In the meantime, here’s a quote from Jüngel that sums up this whole approach:

“Who then is God, that we must speak of him? God is he whom we must thank. To be more precise: God is he whom we cannot thank enough” (Jüngel, “Gott—als Wort unserer Sprache,” in Unterwegs zur Sache, p. 103).

4 Comments:

Anonymous said...

Hi Ben,

D.Z. Phillips is not a theologian, he is a philosopher in the tradition of Wittgenstein -and an admirer of Kierkegaard, Weil, Flannery O'Connor and R.S. Thomas - which makes it all the more (not less) worth reading his early and seminal The Concept of Prayer (1965). There is much that is problematical for the believer - particularly over the nature of prayers of petition and intercession - but much that is helpful too in seeing prayer as a "form of life", and in explicating the "grammar" of prayer.
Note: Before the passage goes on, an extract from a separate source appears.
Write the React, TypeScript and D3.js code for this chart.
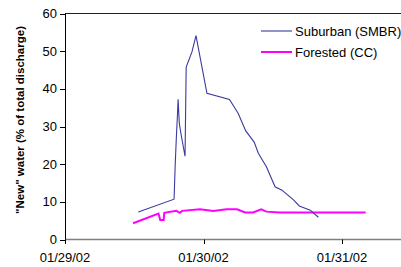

On the subject of intercession - if not exactly on the subject of your intended article - a useful recent contribution is Robert Ellis, Answering God (2005). I say "useful" in the sense of its presentation of the salient material, both philosophical and theological (including a chapter which looks at Augustine, Schleiermacher, Aquinas, Calvin, Barth and Origin). Whether Ellis succeeds with his own thesis - which attempts to combine the insights of such esteemed church fathers with the thought of Process Theology and Open Theism - is another question! The book comes with blurb-recommendations from John Macquarrie and Paul Fiddes.

Weekend Fisher said...

That's an interesting starting point. Of course the atheist often starts there too, and so does the person devastated by the realities of what we study as theodicy.

Anonymous said...

Paul Ricoeur has a classic essay, "Naming God" (it's in his collection "Figuring the Sacred," I believe) in which he links theology with doxology (as do many others, of course).

Ben Myers said...

Many thanks for these helpful suggestions.